The Benefits of ISO Compliance

ISO certification is a tangible way to demonstrate to investors, customers, vendors, management and other stakeholders that your business has made cybersecurity related technology, procedures and practices one of your highest priorities.

Your ability to successfully pass an audit and obtain certification might even make your organization attractive to potential customers, causing an uptick in profits. Just as critical, testing your controls and implementing any necessary corrective measures can enhance your IT team’s competence and confidence as you navigate the treacherous and constantly evolving landscape of information security threats.

ISO 27001 Defined

ISO 27001 is the framework that outlines the details of best practices for an organization’s overarching information security management system (ISMS) and can be used by organizations of all types, including for-profits and nonprofits, governmental agencies and private companies of all sizes. This standard provides any of these entities with a methodology for developing and setting their ISMS into motion. In brief, implementing this framework consists of the following steps:

  • Minimize chaos in your security infrastructure by determining all endpoints that are to be found in your environment. These interfaces include routers, personnel, equipment and processes and are considered to encompass your ISMS scope. Eliminate from consideration any external dependencies such as third-party vendors, consultants and other service personnel.
  • Once you determine your ISMS scope, perform a risk assessment of those elements. Using all tools at your disposal, do your best to predict and detect any vulnerabilities contained in your system.
  • Now that you understand the scope of your ISMS, the controls you have put in place to protect it and the risks it faces, work with your team to create policy and procedure guidelines that will keep your ISMS in compliance with industry standards.
  • Next, delegate important ISMS tasks to staff members who understand the scope, risks and vulnerabilities of your system as well as the guidelines contained in ISO 27001 best practices.
  • Be sure to appoint one manager as the main information security contact person so that all stakeholders in your organization know who to get in touch with when the need arises.
  • Conduct internal and external audits regularly. Although they can be time-consuming, auditors can provide you with vital information enabling you to remain in ISO 27001 compliance.

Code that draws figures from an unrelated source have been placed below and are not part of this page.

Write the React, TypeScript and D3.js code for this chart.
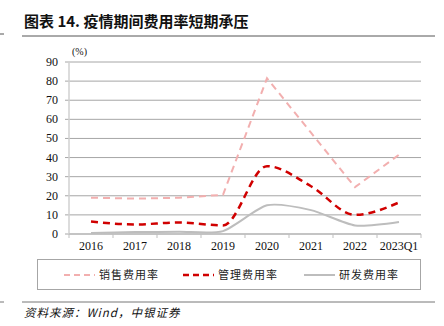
import React from "react";
import * as d3 from "d3";

const categories = ["2016", "2017", "2018", "2019", "2020", "2021", "2022", "2023Q1"];
const salesRate = [19, 18.5, 19, 20.5, 81.5, 53, 24.5, 41.5];
const mgmtRate = [6.5, 5, 6, 4.5, 35.5, 25, 10, 16.5];
const rdRate = [0.5, 1, 1.2, 1.5, 15, 12.5, 4.5, 6.3];
const yTicks = [0, 10, 20, 30, 40, 50, 60, 70, 80, 90];

const W = 444;
const H = 326;
const plot = { left: 69, right: 421, top: 62, bottom: 234 };

export default function App() {
  const x = d3.scaleBand<string>().domain(categories).range([plot.left, plot.right]);
  const y = d3.scaleLinear().domain([0, 90]).range([plot.bottom, plot.top]);
  const cx = (c: string) => (x(c) ?? 0) + x.bandwidth() / 2;

  const linear = d3
    .line<number>()
    .x((_, i) => cx(categories[i]))
    .y((d) => y(d));
  const smooth = d3
    .line<number>()
    .x((_, i) => cx(categories[i]))
    .y((d) => y(d))
    .curve(d3.curveMonotoneX);
  const smoothCR = d3
    .line<number>()
    .x((_, i) => cx(categories[i]))
    .y((d) => y(d))
    .curve(d3.curveCardinal.tension(0.3));

  const serif = "'Liberation Serif', 'Times New Roman', serif";
  const cjk = "'Noto Sans CJK SC', sans-serif";

  const legendItems = [
    { label: "销售费用率", color: "#F2AFAF", dash: "6,4", width: 2, x: 64 },
    { label: "管理费用率", color: "#D00000", dash: "6,4", width: 2.5, x: 183 },
    { label: "研发费用率", color: "#BDBDBD", dash: "", width: 2, x: 304 },
  ];

  return (
    <svg width={W} height={H} style={{ position: "absolute", left: 0, top: 0 }}>
      <rect width={W} height={H} fill="#fff" />
      {/* title */}
      <text x={24} y={27} fontFamily={cjk} fontWeight={700} fontSize={15} fill="#111">
        图表 14. 疫情期间费用率短期承压
      </text>
      <line x1={22} x2={435} y1={36} y2={36} stroke="#555" strokeWidth={1} />
      <line x1={0} x2={4} y1={34} y2={34} stroke="#555" strokeWidth={1} />

      {/* grid */}
      {yTicks.map((t) => (
        <g key={t}>
          <line x1={plot.left - 4} x2={plot.right} y1={y(t)} y2={y(t)} stroke="#A6A6A6" strokeWidth={1} />
          <text x={58} y={y(t) + 4} textAnchor="end" fontFamily={serif} fontSize={12} fill="#111">
            {t}
          </text>
        </g>
      ))}
      <line x1={plot.left} x2={plot.left} y1={plot.top} y2={plot.bottom} stroke="#D0D0D0" strokeWidth={1.5} />
      <line x1={plot.left} x2={plot.right} y1={plot.bottom} y2={plot.bottom} stroke="#BFBFBF" strokeWidth={1.5} />
      {categories.map((c, i) => (
        <line
          key={"tk" + i}
          x1={(x(c) ?? 0)}
          x2={(x(c) ?? 0)}
          y1={plot.bottom}
          y2={plot.bottom + 4}
          stroke="#BFBFBF"
        />
      ))}
      <line x1={plot.right} x2={plot.right} y1={plot.bottom} y2={plot.bottom + 4} stroke="#BFBFBF" />
      {categories.map((c) => (
        <text key={c} x={cx(c)} y={plot.bottom + 16} textAnchor="middle" fontFamily={serif} fontSize={12} fill="#111">
          {c}
        </text>
      ))}
      <text x={72} y={55} fontFamily={serif} fontSize={10} fill="#111">
        (%)
      </text>

      {/* series */}
      <path d={smoothCR(rdRate) ?? ""} fill="none" stroke="#BDBDBD" strokeWidth={2} />
      <path d={smooth(mgmtRate) ?? ""} fill="none" stroke="#D00000" strokeWidth={2.5} strokeDasharray="7,5" />
      <path d={linear(salesRate) ?? ""} fill="none" stroke="#F2AFAF" strokeWidth={2} strokeDasharray="7,5" />

      {/* legend */}
      <rect x={37.5} y={259.5} width={383} height={30} fill="#fff" stroke="#A6A6A6" />
      {legendItems.map((it) => (
        <g key={it.label}>
          <line
            x1={it.x}
            x2={it.x + 31}
            y1={275}
            y2={275}
            stroke={it.color}
            strokeWidth={it.width}
            strokeDasharray={it.dash || undefined}
          />
          <text x={it.x + 35} y={279} fontFamily={cjk} fontSize={11} letterSpacing={1} fill="#222">
            {it.label}
          </text>
        </g>
      ))}

      {/* footer */}
      <line x1={22} x2={435} y1={302} y2={302} stroke="#777" strokeWidth={1} />
      <line x1={0} x2={4} y1={302} y2={302} stroke="#777" strokeWidth={1} />
      <text x={24} y={317} fontFamily={cjk} fontStyle="italic" fontSize={11.5} letterSpacing={1} fill="#111">
        资料来源：Wind，中银证券
      </text>
    </svg>
  );
}
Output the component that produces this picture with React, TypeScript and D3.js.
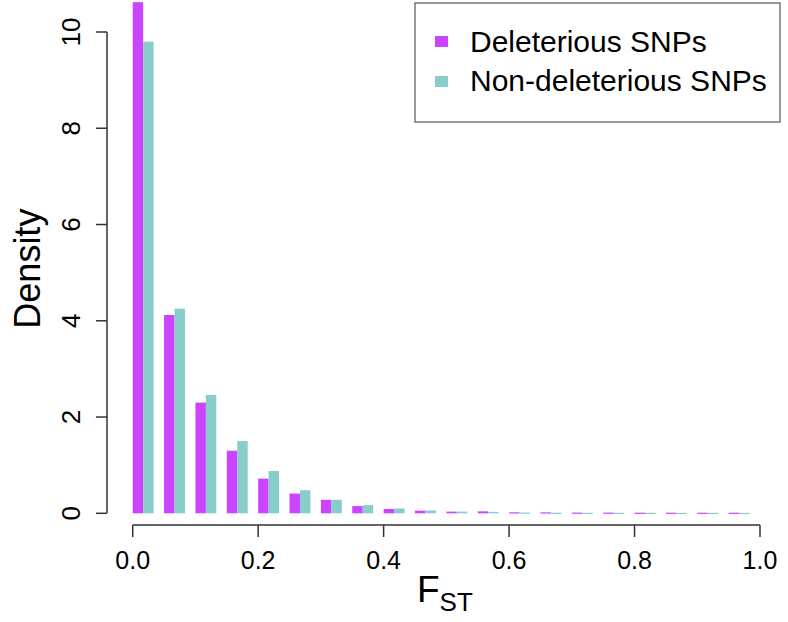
import React from "react";
import * as d3 from "d3";

const binStarts = [0, 0.05, 0.1, 0.15, 0.2, 0.25, 0.3, 0.35, 0.4, 0.45, 0.5, 0.55, 0.6, 0.65, 0.7, 0.75, 0.8, 0.85, 0.9, 0.95];
const deleterious = [10.62, 4.12, 2.3, 1.3, 0.72, 0.41, 0.28, 0.15, 0.09, 0.055, 0.035, 0.04, 0.02, 0.02, 0.015, 0.015, 0.013, 0.013, 0.012, 0.012];
const nonDeleterious = [9.8, 4.25, 2.46, 1.5, 0.88, 0.48, 0.28, 0.17, 0.1, 0.06, 0.035, 0.03, 0.015, 0.012, 0.01, 0.01, 0.01, 0.009, 0.009, 0.009];
const xTicks = [0, 0.2, 0.4, 0.6, 0.8, 1.0];
const yTicks = [0, 2, 4, 6, 8, 10];
const seriesNames = ["Deleterious SNPs", "Non-deleterious SNPs"];
const seriesColors = ["#CC44FF", "#88CCCC"];

export default function App() {
  const W = 788, H = 622;
  const x = d3.scaleLinear().domain([0, 1]).range([132.7, 760]);
  const y = d3.scaleLinear().domain([0, 10]).range([513.3, 32]);
  const binW = x(0.05) - x(0);
  const barW = binW / 3;
  const font = "'Liberation Sans', Arial, Helvetica, sans-serif";
  const axisY = 525;
  const axisX = 107;
  const series = [deleterious, nonDeleterious];

  return (
    <svg width={W} height={H} style={{ position: "absolute", left: 0, top: 0, background: "#fff" }} fontFamily={font}>
      {series.map((vals, s) =>
        vals.map((v, i) => (
          <rect
            key={`${s}-${i}`}
            x={x(binStarts[i]) + s * barW}
            y={y(v)}
            width={barW}
            height={Math.max(y(0) - y(v), 1.2)}
            fill={seriesColors[s]}
          />
        ))
      )}
      {/* y axis */}
      <line x1={axisX} x2={axisX} y1={y(0)} y2={y(10)} stroke="#333" strokeWidth={1.5} />
      {yTicks.map((t) => (
        <g key={t}>
          <line x1={axisX - 11} x2={axisX} y1={y(t)} y2={y(t)} stroke="#333" strokeWidth={1.5} />
          <text
            transform={`translate(${axisX - 27},${y(t)}) rotate(-90)`}
            textAnchor="middle"
            fontSize={26}
            fill="#000"
          >
            {t}
          </text>
        </g>
      ))}
      {/* x axis */}
      <line x1={x(0)} x2={x(1)} y1={axisY} y2={axisY} stroke="#333" strokeWidth={1.5} />
      {xTicks.map((t) => (
        <g key={t}>
          <line x1={x(t)} x2={x(t)} y1={axisY} y2={axisY + 12} stroke="#333" strokeWidth={1.5} />
          <text x={x(t)} y={axisY + 44} textAnchor="middle" fontSize={25} fill="#000">
            {t.toFixed(1)}
          </text>
        </g>
      ))}
      {/* axis titles */}
      <text transform={`translate(40,${(y(0) + y(10)) / 2 - 4}) rotate(-90)`} textAnchor="middle" fontSize={36} fill="#000">
        Density
      </text>
      <text x={417} y={602} fontSize={37} fill="#000">
        F<tspan fontSize={26} dy={9}>ST</tspan>
      </text>
      {/* legend */}
      <rect x={415} y={3} width={365} height={119} fill="#fff" stroke="#555" strokeWidth={1.2} />
      {seriesNames.map((n, i) => (
        <g key={n}>
          <rect x={435} y={36 + i * 40} width={13} height={11} fill={seriesColors[i]} />
          <text x={470} y={52 + i * 39} fontSize={30} fill="#000">
            {n}
          </text>
        </g>
      ))}
    </svg>
  );
}
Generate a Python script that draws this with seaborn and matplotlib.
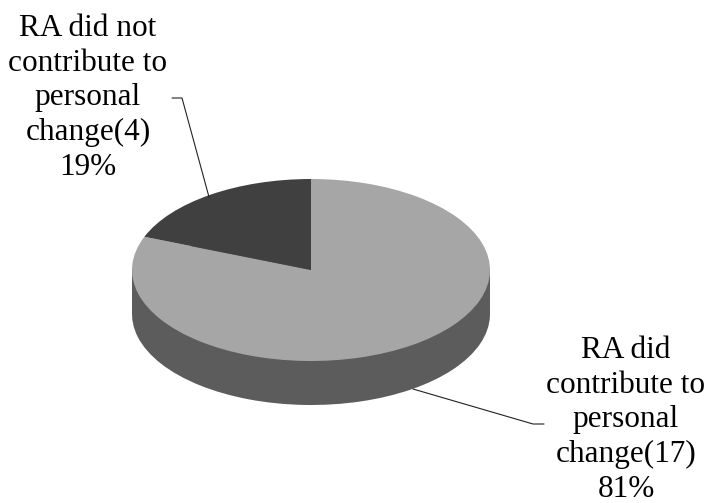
import numpy as np
import matplotlib
matplotlib.use('Agg')
import matplotlib.pyplot as plt
import seaborn as sns

labels = ['RA did\ncontribute to\npersonal\nchange(17)\n81%',
          'RA did not\ncontribute to\npersonal\nchange(4)\n19%']
counts = [17, 4]
top_colors = ['#a6a6a6', '#404040']
wall_color = '#5c5c5c'

sns.set_theme(style='white')
plt.rcParams['font.family'] = ['Liberation Serif', 'DejaVu Sans']

W, H = 709, 503
cx, cy = 311, 270
rx, ry = 179, 91
depth = 44 / ry

fig = plt.figure(figsize=(W / 100, H / 100), dpi=100)
# one data unit is the pie radius, axes squashed to get the tilted look
ax = fig.add_axes([(cx - 2 * rx) / W, 1 - (cy + 3 * ry) / H, 4 * rx / W, 6 * ry / H])

# side wall of the disc
ax.pie(counts, radius=1, center=(0, -depth), startangle=90, counterclock=False,
       colors=[wall_color, wall_color], wedgeprops={'linewidth': 0})
ax.fill_between([-1, 1], [-depth, -depth], [0, 0], color=wall_color, linewidth=0)
# top face
ax.pie(counts, radius=1, startangle=90, counterclock=False,
       colors=sns.color_palette(top_colors), wedgeprops={'linewidth': 0})

ax.set_aspect('auto')
ax.set_xlim(-2, 2)
ax.set_ylim(-3, 3)
ax.axis('off')

# labels and leader lines, pixel coordinates of the figure
def to_fig(x, y):
    return x / W, 1 - y / H

fig.text(*to_fig(626, 420), labels[0], ha='center', va='center', fontsize=22.5,
         color='black', linespacing=1.26)
fig.text(*to_fig(88, 98), labels[1], ha='center', va='center', fontsize=22.5,
         color='black', linespacing=1.26)

for xs, ys in [([413, 533, 544], [389, 424, 424]), ([209, 182, 172], [197, 98, 98])]:
    fx, fy = to_fig(np.array(xs), np.array(ys))
    fig.add_artist(plt.Line2D(fx, fy, color='#222222', lw=0.8))

fig.savefig('out.png', dpi=100, facecolor='white')
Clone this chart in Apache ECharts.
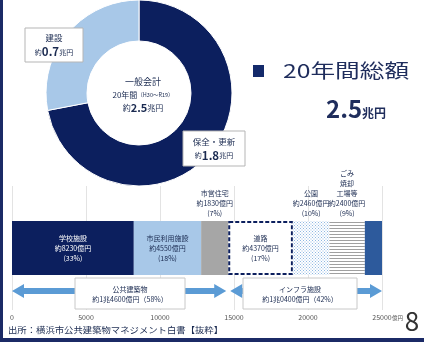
<!DOCTYPE html>
<html><head><meta charset="utf-8">
<script src="https://cdn.jsdelivr.net/npm/echarts@6/dist/echarts.min.js"></script>
<style>html,body{margin:0;padding:0;background:#fff}#c{width:424px;height:342px}</style>
</head><body><div id="c"></div>
<script>
// 一般会計 20年間の内訳（兆円）
const budgetNames = ['保全・更新', '建設'];
const budgetValues = [1.8, 0.7];
const budgetTotal = 2.5;

// 施設別の内訳（億円）
const facilityNames = ['学校施設', '市民利用施設', '市営住宅', '道路', '公園', 'ごみ\n焼却\n工場等', 'その他'];
const facilityValues = [8230, 4550, 1830, 4370, 2460, 2400, 1160];
const facilityShares = [33, 18, 7, 17, 10, 9, null];
const axisTicks = [0, 5000, 10000, 15000, 20000, 25000];

// 建築物とインフラの区分
const groupNames = ['公共建築物', 'インフラ施設'];
const groupAmounts = ['約1兆4600億円', '約1兆0400億円'];
const groupShares = [58, 42];
const groupSplit = 3; // 先頭3施設が建築物

const NAVY = '#0c1f5e';
const LIGHT = '#a8c8e8';
const FONT = '"Noto Sans CJK JP", sans-serif';

function dotPattern() {
  const c = document.createElement('canvas');
  c.width = 3; c.height = 3;
  const g = c.getContext('2d');
  g.fillStyle = '#ffffff'; g.fillRect(0, 0, 3, 3);
  g.fillStyle = '#8fb8e2'; g.fillRect(0, 0, 1, 1); g.fillRect(1.5, 1.5, 1, 1);
  return c;
}
function stripePattern() {
  const c = document.createElement('canvas');
  c.width = 4; c.height = 3;
  const g = c.getContext('2d');
  g.fillStyle = '#ffffff'; g.fillRect(0, 0, 4, 3);
  g.fillStyle = '#a0a0a0'; g.fillRect(0, 0, 4, 1);
  return c;
}

const segStyles = [
  { color: NAVY, text: '#ffffff', pos: 'inside' },
  { color: LIGHT, text: '#1a2a50', pos: 'inside' },
  { color: '#a6a6a6', text: '#1a2a50', pos: 'top' },
  { color: '#ffffff', text: '#1a2a50', pos: 'inside', border: NAVY },
  { color: { image: dotPattern(), repeat: 'repeat' }, text: '#1a2a50', pos: 'top' },
  { color: { image: stripePattern(), repeat: 'repeat' }, text: '#1a2a50', pos: 'top' },
  { color: '#2d5a9c', text: '#1a2a50', pos: null }
];

const barSeries = facilityValues.map((v, i) => {
  const st = segStyles[i];
  return {
    type: 'bar',
    name: facilityNames[i],
    stack: 'all',
    barWidth: 54,
    data: [v],
    silent: true,
    itemStyle: st.border
      ? { color: st.color, borderColor: st.border, borderWidth: 2, borderType: [4, 2] }
      : { color: st.color },
    label: {
      show: st.pos !== null,
      position: st.pos || 'inside',
      distance: 3,
      color: st.text,
      fontFamily: FONT,
      fontSize: 7,
      lineHeight: 10,
      align: 'center',
      formatter: () => facilityNames[i] + '\n約' + v + '億円\n(' + facilityShares[i] + '%)'
    }
  };
});

const chart = echarts.init(document.getElementById('c'), null, { renderer: 'canvas' });

const pieCenter = [139, 93];

chart.setOption({
  animation: false,
  textStyle: { fontFamily: FONT },
  grid: { left: 12, right: 42, top: 186, bottom: 32 },
  xAxis: {
    type: 'value', min: axisTicks[0], max: axisTicks[axisTicks.length - 1], interval: 5000,
    axisLine: { show: false }, axisTick: { show: false },
    splitLine: { show: true, lineStyle: { color: '#e3e3e3', width: 1 } },
    axisLabel: { fontSize: 7, color: '#555', margin: 4, fontFamily: FONT, formatter: v => String(v) }
  },
  yAxis: {
    type: 'category', data: ['施設'], show: false
  },
  series: [
    {
      type: 'pie',
      center: pieCenter,
      radius: [52, 93],
      startAngle: 90,
      clockwise: true,
      silent: true,
      z: 1,
      label: { show: false },
      labelLine: { show: false },
      itemStyle: { borderColor: '#ffffff', borderWidth: 1 },
      data: budgetValues.map((v, i) => ({
        name: budgetNames[i], value: v,
        itemStyle: { color: i === 0 ? NAVY : LIGHT }
      }))
    }
  ].concat(barSeries)
});

// 区分の矢印と注記は軸の座標から配置する
function px(v) { return chart.convertToPixel({ xAxisIndex: 0 }, v); }
const splitValue = facilityValues.slice(0, groupSplit).reduce((a, b) => a + b, 0);
const totalValue = facilityValues.reduce((a, b) => a + b, 0);

function arrow(x1, x2, y) {
  const h = 3, hw = 7, hl = 12;
  return {
    type: 'polygon', z: 100,
    shape: { points: [
      [x1, y], [x1 + hl, y - hw], [x1 + hl, y - h], [x2 - hl, y - h], [x2 - hl, y - hw],
      [x2, y], [x2 - hl, y + hw], [x2 - hl, y + h], [x1 + hl, y + h], [x1 + hl, y + hw]
    ] },
    style: { fill: '#5b9bd5' }
  };
}
function noteBox(cx, y, w, i) {
  return {
    type: 'group', z: 101,
    children: [
      { type: 'rect', z: 101, shape: { x: cx - w / 2, y: y, width: w, height: 31 },
        style: { fill: '#ffffff', stroke: '#c8c8c8', lineWidth: 1 } },
      { type: 'text', z: 102, x: cx, y: y + 16,
        style: { text: groupNames[i] + '\n' + groupAmounts[i] + '（' + groupShares[i] + '%）',
          fill: '#1a2a50', font: '7px ' + FONT, align: 'center', verticalAlign: 'middle', lineHeight: 10 } }
    ]
  };
}
function labelBox(x, y, w, h, name, value) {
  return {
    type: 'group', z: 101,
    children: [
      { type: 'rect', z: 101, shape: { x: x, y: y, width: w, height: h },
        style: { fill: '#ffffff', stroke: '#b5b5b5', lineWidth: 1 } },
      { type: 'text', z: 102, x: x + w / 2, y: y + h / 2,
        style: {
          text: '{n|' + name + '}\n{s|約}{b|' + value.toFixed(1) + '}{s|兆円}',
          align: 'center', verticalAlign: 'middle',
          rich: {
            n: { fontSize: 8.5, fontFamily: FONT, fill: '#1a2a50', lineHeight: 14, align: 'center' },
            s: { fontSize: 7, fontFamily: FONT, fill: '#1a2a50', lineHeight: 14 },
            b: { fontSize: 11.5, fontWeight: 'bold', fontFamily: FONT, fill: '#1a2a50', lineHeight: 14 }
          }
        } }
    ]
  };
}

const x0 = px(0), xs = px(splitValue), xe = px(totalValue);
const arrowY = 291;

chart.setOption({
  graphic: [
    // 枠
    { type: 'rect', z: 100, shape: { x: 0, y: 0, width: 3, height: 342 }, style: { fill: '#1b2a66' } },
    { type: 'rect', z: 100, shape: { x: 0, y: 338, width: 424, height: 4 }, style: { fill: '#1b2a66' } },
    // 円グラフの中央
    { type: 'text', z: 100, x: pieCenter[0] + 4, y: pieCenter[1] + 2,
      style: {
        text: '{a|一般会計}\n{c|20年間}{d|（H30～R19）}\n{c|約}{b|' + budgetTotal.toFixed(1) + '}{c|兆円}',
        align: 'center', verticalAlign: 'middle',
        rich: {
          a: { fontSize: 9, fontFamily: FONT, fill: '#1a2a50', lineHeight: 13, align: 'center' },
          c: { fontSize: 8, fontFamily: FONT, fill: '#1a2a50', lineHeight: 13 },
          d: { fontSize: 5.5, fontFamily: FONT, fill: '#1a2a50', lineHeight: 13 },
          b: { fontSize: 11, fontWeight: 'bold', fontFamily: FONT, fill: '#1a2a50', lineHeight: 13 }
        }
      } },
    labelBox(25, 28, 58, 34, budgetNames[1], budgetValues[1]),
    labelBox(183, 131, 62, 35, budgetNames[0], budgetValues[0]),
    // 見出し
    { type: 'rect', z: 100, shape: { x: 253, y: 65, width: 11, height: 12 }, style: { fill: '#142a6b' } },
    { type: 'text', z: 100, x: 283, y: 71, scaleX: 1.3,
      style: { text: '20年間総額', fill: '#1f2d5c', font: '19px ' + FONT, verticalAlign: 'middle' } },
    { type: 'text', z: 100, x: 326, y: 109,
      style: {
        text: '{b|' + budgetTotal.toFixed(1) + '}{s|兆円}', verticalAlign: 'middle',
        rich: {
          b: { fontSize: 24, fontWeight: 'bold', fontFamily: FONT, fill: '#1f2d5c' },
          s: { fontSize: 12, fontWeight: 'bold', fontFamily: FONT, fill: '#1f2d5c', padding: [8, 0, 0, 0] }
        }
      } },
    // 区分の矢印
    arrow(x0, xs - 2, arrowY),
    arrow(xs + 2, xe, arrowY),
    noteBox(130, 278, 110, 0),
    noteBox(300, 278, 114, 1),
    // 単位・出所・ページ
    { type: 'text', z: 100, x: 392, y: 318, style: { text: '億円', fill: '#555', font: '5.5px ' + FONT, verticalAlign: 'middle' } },
    { type: 'text', z: 100, x: 8, y: 330, scaleX: 1.1,
      style: { text: '出所：横浜市公共建築物マネジメント白書【抜粋】', fill: '#1a2a50', font: '8.5px ' + FONT, verticalAlign: 'middle' } },
    { type: 'text', z: 100, x: 412, y: 321, style: { text: '8', fill: '#333', font: '26px ' + FONT, align: 'center', verticalAlign: 'middle' } }
  ]
});
</script></body></html>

Receiving this regular feedback can help you to detect red flags before they become full-blown problems that may affect your company’s compliance status.

ISO 27002 Defined

In effect, the ISO 27002 standard furnishes organizations with guidelines that they can use to shape their information security management best practices, particularly when it comes to addressing risk. To that end, the standard covers best practices that companies can use when choosing, setting up and managing their security controls. Specifically, it discusses a total of 114 controls that fall into 14 different content sections:

Since a great deal of flexibility is allowed with ISO, your business can determine which specific components of your ISMS scope should be considered in ISO 27002 compliance.

ISO 27001 vs ISO 27002

Exactly what is the difference between ISO 27001 and 27002, and which one is right for your business? The answer can be confusing since, on the surface, ISO 27001/27002 seem so similar. To address this conundrum, it may help to think of ISO 27001 as a foundation upon which your ISMS framework rests. By contrast, ISO 27002 provides a blueprint of best practices and requirements that can help you in designing your own controls and management protocols.

A better way to approach the question is to think of combining the advantages of ISO 27001 and 27002 into a fully functional, compliance-friendly bundle. When you do, you pair the defined scope of 27001 with the focus on controls such as penetration testing found in 27002 to minimize risk and create security protocols that will safeguard your data and comply with industry requirements. Certification is conducted by an expert lead auditor who is certified in ISO 27001 and is employed by an ISO validated registrar. Provision of a certificate by ISO means that a company’s controls have been found to effectively guard against security risks.

Another question that may come to mind is why ISO has not chosen to simply marry ISO 27001 and 27002 to form one streamlined standard. In short, the result would be too clumsy and confusing. In the end, it would prove impractical and would not yield the same quality results as its individual parts do. Although it might seem a bit clumsy at times, it is far better to view ISO 27001/27002 individually at first and then together by beginning with the framework of 27001 and fleshing it out with the controls and other details available in 27002.

Ultimately, the credibility your organization garners when its documentation and cybersecurity practices meet or exceed the requirements of the ISO 27001 standards will be well worth the investment. Your team, stakeholders, partners and potential investors will be able to see irrefutable evidence from an accredited provider that your systems are secure.